- [EXTRACTED DATA]:

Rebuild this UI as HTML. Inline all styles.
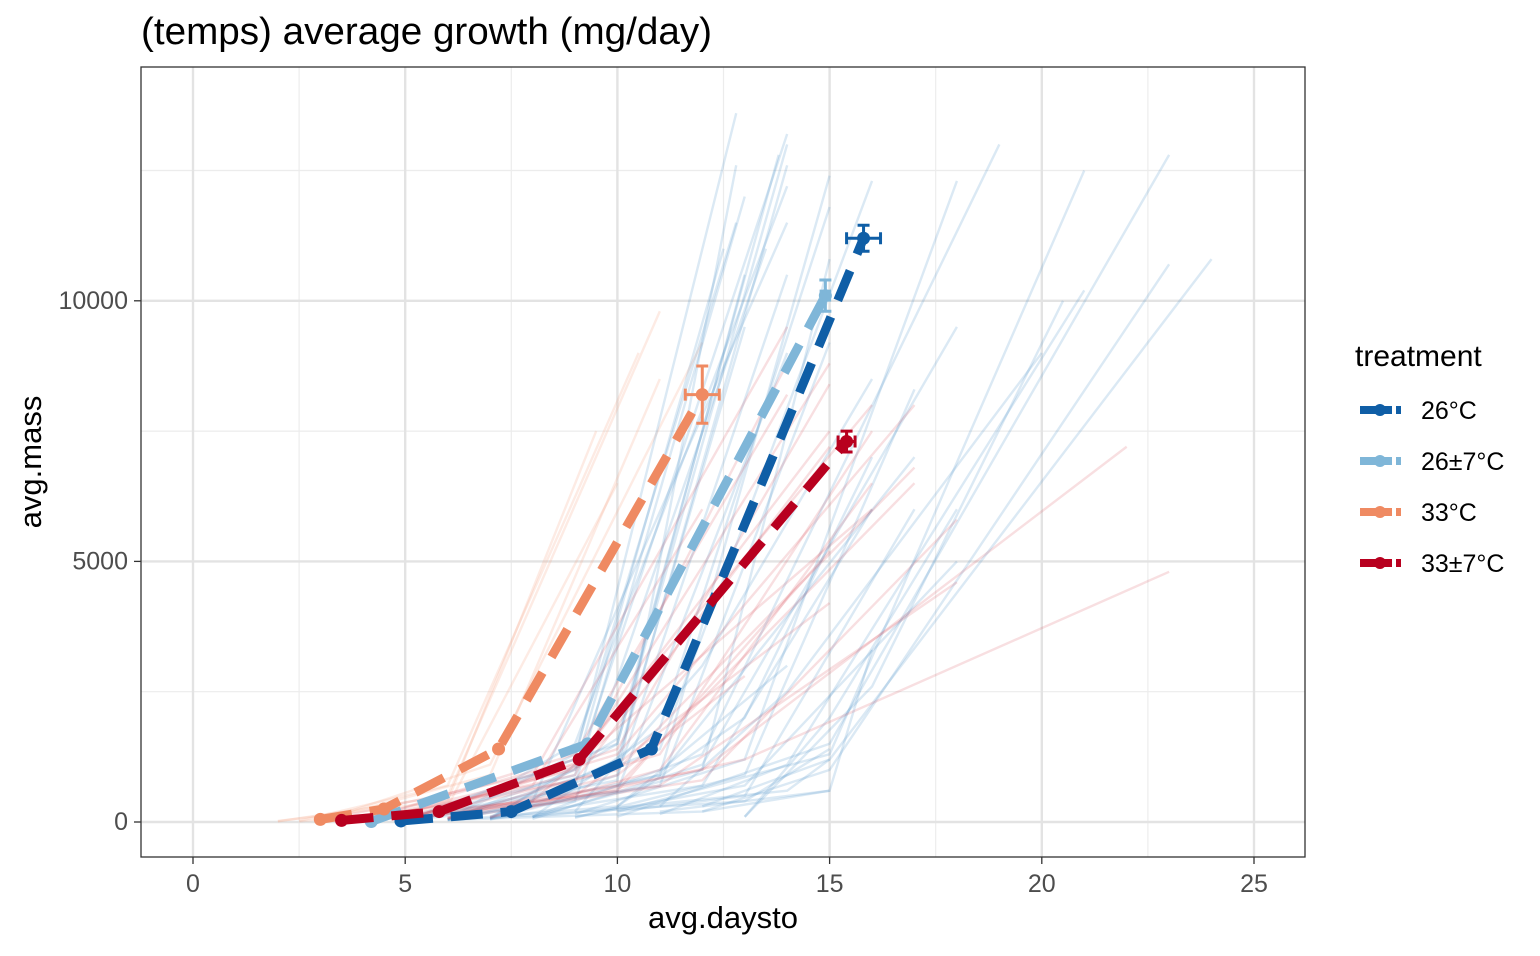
<!DOCTYPE html>
<html><head><meta charset="utf-8"><style>
body{margin:0;background:#fff;font-family:"Liberation Sans",Arial,sans-serif}
svg text{font-family:"Liberation Sans",Arial,sans-serif}
</style></head><body>
<svg id="chart" width="1540" height="951" viewBox="0 0 1540 951" xmlns="http://www.w3.org/2000/svg">
<rect width="1540" height="951" fill="#fff"/>
<text x="141" y="44" font-size="38" textLength="571" lengthAdjust="spacingAndGlyphs" fill="#000">(temps) average growth (mg/day)</text>
<g id="grid"></g>
<g id="indiv"></g>
<g id="main"></g>
<rect x="141" y="67" width="1164" height="790" fill="none" stroke="#333" stroke-width="1.3"/>
<g id="axes"></g>
<text x="723" y="928" font-size="31" text-anchor="middle">avg.daysto</text>
<text transform="translate(41,462) rotate(-90)" font-size="31" text-anchor="middle">avg.mass</text>
<g id="legend"></g>
</svg>
<script>
const xTicks=[0,5,10,15,20,25];
const yTicks=[0,5000,10000];
const treatments=["26°C","26±7°C","33°C","33±7°C"];
const colors=["#0F5EA6","#7FB6D8","#EF8A62","#B8001F"];
const seriesX=[[4.9,7.5,10.8,15.8],[4.2,9.3,14.9],[3.0,4.5,7.2,12.0],[3.5,5.8,9.1,15.4]];
const seriesY=[[20,200,1400,11200],[10,1500,10100],[50,250,1400,8200],[30,200,1200,7300]];
const errY=[250,300,550,200];
const errX=[0.4,0.1,0.4,0.2];
// individual trajectories: x0,y0,x1,y1,x2,y2
const blueLines=[[5,30,9,900,14,13200],[5,20,9,1200,12.8,13600],[5,50,10,1500,14,13000],[6,40,11,900,15,12400],[5,30,9,700,13,12000],[6,60,10,1100,14,12600],[7,100,11,1400,16,12300],[5,20,10,800,12.8,12600],[8,100,12,1300,19,13000],[9,150,13,1200,18,12300],[10,200,15,1300,21,12500],[10,100,15,1500,23,12800],[12,300,15,1200,24,10800],[12,200,15,1000,23,10700],[11,150,14,1100,21,10200],[13,100,16,2600,20.5,10000],[8,60,12,1100,18,9500],[7,50,11,900,17,7000],[6,40,10,600,14,9000],[9,80,13,900,17,8300],[7,50,12,700,16,6000],[8,100,12,1000,15,10800],[6,60,11,700,15,9200],[9,100,13,700,18,5000],[10,200,13,500,17,6000],[11,200,15,600,16,3300],[5,30,8,400,14,11500],[5,20,9,400,13.5,11000],[6,50,9,1300,12.8,11500],[7,80,10,1500,13,10500],[8,100,14,600,15,1200],[7,80,13,400,15,1400],[6,40,12,200,15,600],[13,100,15,2000,18,6000],[11,300,14,2500,20,9000],[9,200,12,3000,16,8500],[10,300,13,2000,16,7000],[6,30,10,300,14,3000],[6,50,9,1500,14,12200],[7,60,10,1600,13.8,12800],[6,40,9,1000,12.5,11000],[7,70,10,1200,13,9500],[8,90,11,1800,15,11800],[7,60,10,900,14,10500]];
const redLines=[[3,20,8,900,14,9500],[4,30,9,1000,15,8800],[4,40,9,1200,16,8000],[5,50,10,1300,17,8000],[5,60,10,1000,17,6800],[4,40,9,800,15,7200],[6,80,11,1300,16,7500],[5,40,10,700,17,6500],[6,80,12,1000,22,7200],[7,100,13,1200,23,4800],[5,50,11,700,18,4600],[6,60,12,800,18,5800],[4,30,8,700,12,6000],[4,20,9,900,14,8800],[5,40,9,1100,15,7500],[3,20,8,400,16,6000],[6,70,10,900,13,2800],[7,80,11,1000,16,6500],[5,40,10,600,15,5200],[4,30,9,500,15,4200],[4,30,9,1300,14,8200],[5,40,10,1400,15,8400]];
const orangeLines=[[2,10,6,500,11,9800],[2.5,20,6,700,10.5,9000],[3,30,7,900,11,8500],[2,20,6,400,9.5,7500],[3,20,7,1100,12,9200],[2.5,10,6,300,10,6500]];

const X=v=>193+v*42.44, Y=v=>822-v*0.05212;
const NS="http://www.w3.org/2000/svg";
function mk(tag,attrs,parent){const e=document.createElementNS(NS,tag);for(const k in attrs)e.setAttribute(k,attrs[k]);parent.appendChild(e);return e;}
const grid=document.getElementById('grid'),axes=document.getElementById('axes');
[2.5,7.5,12.5,17.5,22.5].forEach(v=>{const l=mk('line',{x1:X(v),x2:X(v),y1:67,y2:857,stroke:'#ececec','stroke-width':1.2},grid);});
[2500,7500,12500].forEach(v=>{const l=mk('line',{x1:141,x2:1305,y1:Y(v),y2:Y(v),stroke:'#ececec','stroke-width':1.2},grid);});
xTicks.forEach(v=>{const l=mk('line',{x1:X(v),x2:X(v),y1:67,y2:857,stroke:'#e3e3e3','stroke-width':2.4},grid);
 const t=mk('line',{x1:X(v),x2:X(v),y1:857,y2:864,stroke:'#333','stroke-width':1.3},axes);
 const tx=mk('text',{x:X(v),y:892,'font-size':25,'text-anchor':'middle',fill:'#4d4d4d'},axes);tx.textContent=v;});
yTicks.forEach(v=>{const l=mk('line',{x1:141,x2:1305,y1:Y(v),y2:Y(v),stroke:'#e3e3e3','stroke-width':2.4},grid);
 const t=mk('line',{x1:134,x2:141,y1:Y(v),y2:Y(v),stroke:'#333','stroke-width':1.3},axes);
 const tx=mk('text',{x:128,y:Y(v)+8,'font-size':25,'text-anchor':'end',fill:'#4d4d4d'},axes);tx.textContent=v;});
const indiv=document.getElementById('indiv');
function drawIndiv(arr,col,op){arr.forEach(a=>{const p=mk('polyline',{points:`${X(a[0])},${Y(a[1])} ${X(a[2])},${Y(a[3])} ${X(a[4])},${Y(a[5])}`,fill:'none',stroke:col,'stroke-opacity':op,'stroke-width':2.4},indiv);
 
 });}
drawIndiv(orangeLines,'#F4A582',0.22);
drawIndiv(blueLines,'#4A90C8',0.2);
drawIndiv(redLines,'#D6404E',0.17);
const main=document.getElementById('main');
treatments.forEach((t,i)=>{
 const xs=seriesX[i],ys=seriesY[i],n=xs.length;
 const g=mk('g',{},main);
 const pl=mk('polyline',{points:xs.map((x,j)=>X(x)+','+Y(ys[j])).join(' '),fill:'none',stroke:colors[i],'stroke-width':9,'stroke-dasharray':'32,18'},g);
 
 
 xs.forEach((x,j)=>{const c=mk('circle',{cx:X(x),cy:Y(ys[j]),r:6.5,fill:colors[i]},g);
 
 });
 const lx=X(xs[n-1]),ly=Y(ys[n-1]),ey=errY[i]*0.05212,ex=errX[i]*42.44;
 const eb=mk('path',{d:`M${lx},${ly-ey}V${ly+ey}M${lx-6},${ly-ey}H${lx+6}M${lx-6},${ly+ey}H${lx+6}M${lx-ex},${ly}H${lx+ex}M${lx-ex},${ly-6}V${ly+6}M${lx+ex},${ly-6}V${ly+6}`,stroke:colors[i],'stroke-width':3,fill:'none'},g);
 
 
});
const lg=document.getElementById('legend');
const lt=mk('text',{x:1355,y:366,'font-size':30},lg);lt.textContent='treatment';
treatments.forEach((t,i)=>{const y=410+i*51;
 const g=mk('g',{},lg);
 mk('line',{x1:1360,x2:1401,y1:y,y2:y,stroke:colors[i],'stroke-width':8,'stroke-dasharray':'32,4'},g);
 mk('circle',{cx:1380,cy:y,r:6,fill:colors[i]},g);
 const tx=mk('text',{x:1421,y:y+9,'font-size':25},g);tx.textContent=t;});
</script>
</body></html>
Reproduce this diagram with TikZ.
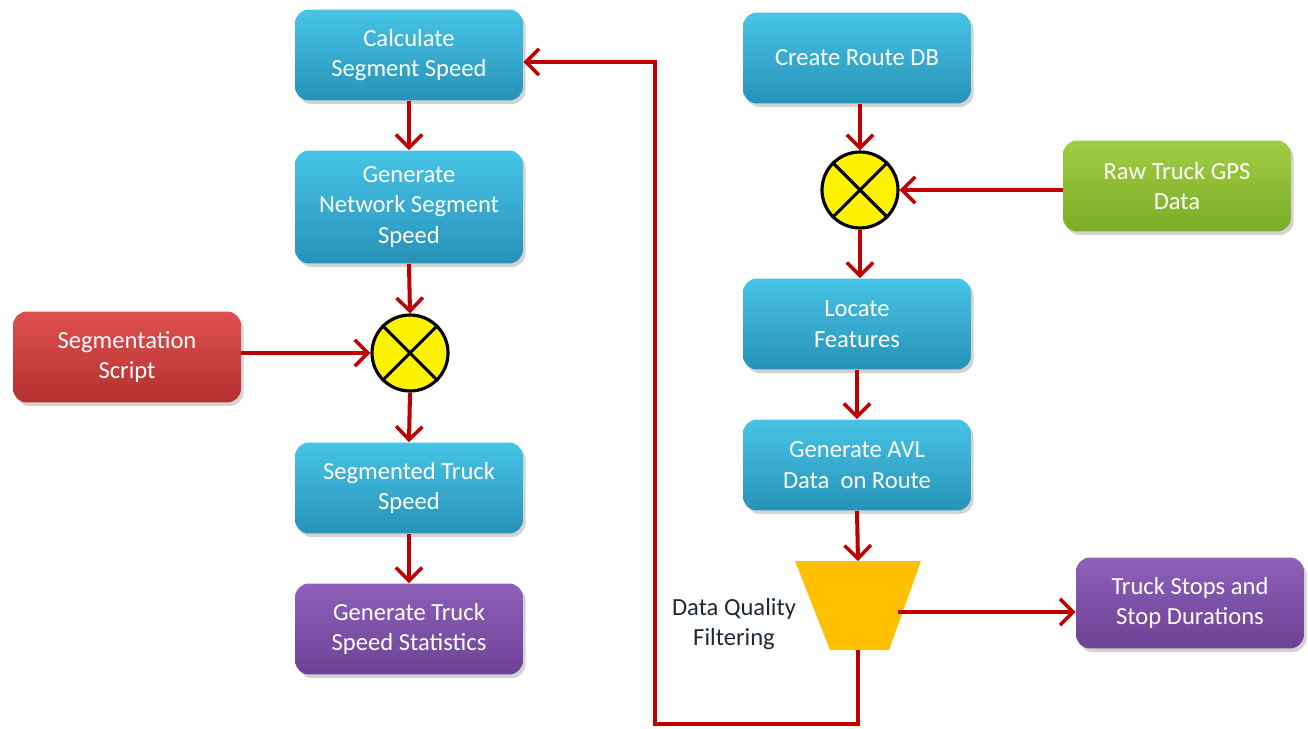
\documentclass[tikz,border=0pt]{standalone}
\usepackage{fontspec}
\setmainfont{Carlito}
\usetikzlibrary{arrows.meta,shadows}
\definecolor{arrred}{RGB}{192,0,0}
\definecolor{cyantop}{RGB}{70,196,230}
\definecolor{cyanbot}{RGB}{40,146,184}
\definecolor{redtop}{RGB}{222,80,78}
\definecolor{redbot}{RGB}{180,48,48}
\definecolor{greentop}{RGB}{160,206,66}
\definecolor{greenbot}{RGB}{124,172,40}
\definecolor{purtop}{RGB}{142,96,184}
\definecolor{purbot}{RGB}{108,66,150}
\definecolor{filtcol}{RGB}{255,192,0}
\definecolor{labcol}{RGB}{30,40,55}
\tikzset{
  procbox/.style={rounded corners=0.28cm, minimum width=4.56cm, minimum height=1.82cm,
    align=center, text=white, font=\fontsize{14}{17.5}\selectfont,
    drop shadow={shadow xshift=1.5pt, shadow yshift=-2pt, opacity=0.35}},
  cyanbox/.style={procbox, top color=cyantop, bottom color=cyanbot},
  redbox/.style={procbox, top color=redtop, bottom color=redbot},
  greenbox/.style={procbox, top color=greentop, bottom color=greenbot},
  purbox/.style={procbox, top color=purtop, bottom color=purbot},
  mixer/.style={circle, draw=black, line width=1.8pt, fill=yellow, minimum size=1.52cm, inner sep=0pt},
  conn/.style={draw=arrred, line width=2.3pt, -{Straight Barb[length=7.5pt,width=15pt,line width=2pt]}},
  line/.style={draw=arrred, line width=2.3pt}
}
\begin{document}
\begin{tikzpicture}[x=0.02cm,y=-0.02cm]
\useasboundingbox (0,0) rectangle (1308,729);
% left column
\node[cyanbox] (calc) at (409,55) {Calculate\\Segment Speed};
\node[cyanbox, minimum height=2.26cm] (gen) at (409,207) {Generate\\Network Segment\\Speed};
\node[mixer] (mixL) at (410,353) {};
\draw[line width=1.8pt] (mixL.north west) -- (mixL.south east) (mixL.north east) -- (mixL.south west);
\node[redbox] (seg) at (127,357) {Segmentation\\Script};
\node[cyanbox] (segt) at (409,488) {Segmented Truck\\Speed};
\node[purbox] (stats) at (409,629) {Generate Truck\\Speed Statistics};
% right column
\node[cyanbox] (route) at (857,58) {Create Route DB};
\node[mixer] (mixR) at (860,190) {};
\draw[line width=1.8pt] (mixR.north west) -- (mixR.south east) (mixR.north east) -- (mixR.south west);
\node[greenbox] (raw) at (1177,186) {Raw Truck GPS\\Data};
\node[cyanbox] (loc) at (857,324) {Locate\\Features};
\node[cyanbox] (avl) at (857,465) {Generate AVL\\Data\ \ on Route};
\node[purbox] (stops) at (1190,603) {Truck Stops\ and\\Stop Durations};
% filter trapezoid
\fill[filtcol] (795,561) -- (921,561) -- (889,650) -- (830,650) -- cycle;
\coordinate (ftop) at (858,561);
\coordinate (fbot) at (858,650);
\coordinate (fright) at (898,612);
\node[align=center, text=labcol, font=\fontsize{14}{17}\selectfont] (flab) at (734,624) {Data Quality\\Filtering};
% connectors
\draw[conn] (calc.south) -- (gen.north);
\draw[conn] (gen.south) -- (mixL.north);
\draw[conn] (seg.east |- mixL.west) -- (mixL.west);
\draw[conn] (mixL.south) -- (segt.north);
\draw[conn] (segt.south) -- (stats.north);
\draw[conn] (route.south -| mixR.north) -- (mixR.north);
\draw[conn] (raw.west |- mixR.east) -- (mixR.east);
\draw[conn] (mixR.south) -- (mixR.south |- loc.north);
\draw[conn] (loc.south) -- (avl.north);
\draw[conn] (avl.south) -- (ftop);
\draw[conn] (fright) -- (stops.west |- fright);
\coordinate (fb1) at (858,724);
\coordinate (fb2) at (655,724);
\coordinate (fb3) at (655,62);
\draw[conn] (fbot) -- (fb1) -- (fb2) -- (fb3) -- (calc.east |- fb3);
\end{tikzpicture}
\end{document}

- [TASK TO COMPLETE]: In the listing above, locate each line with "this" and copy it.

- [REPLY]:
Rebuild this UI as HTML. Inline all styles.
Reproduce this diagram with TikZ.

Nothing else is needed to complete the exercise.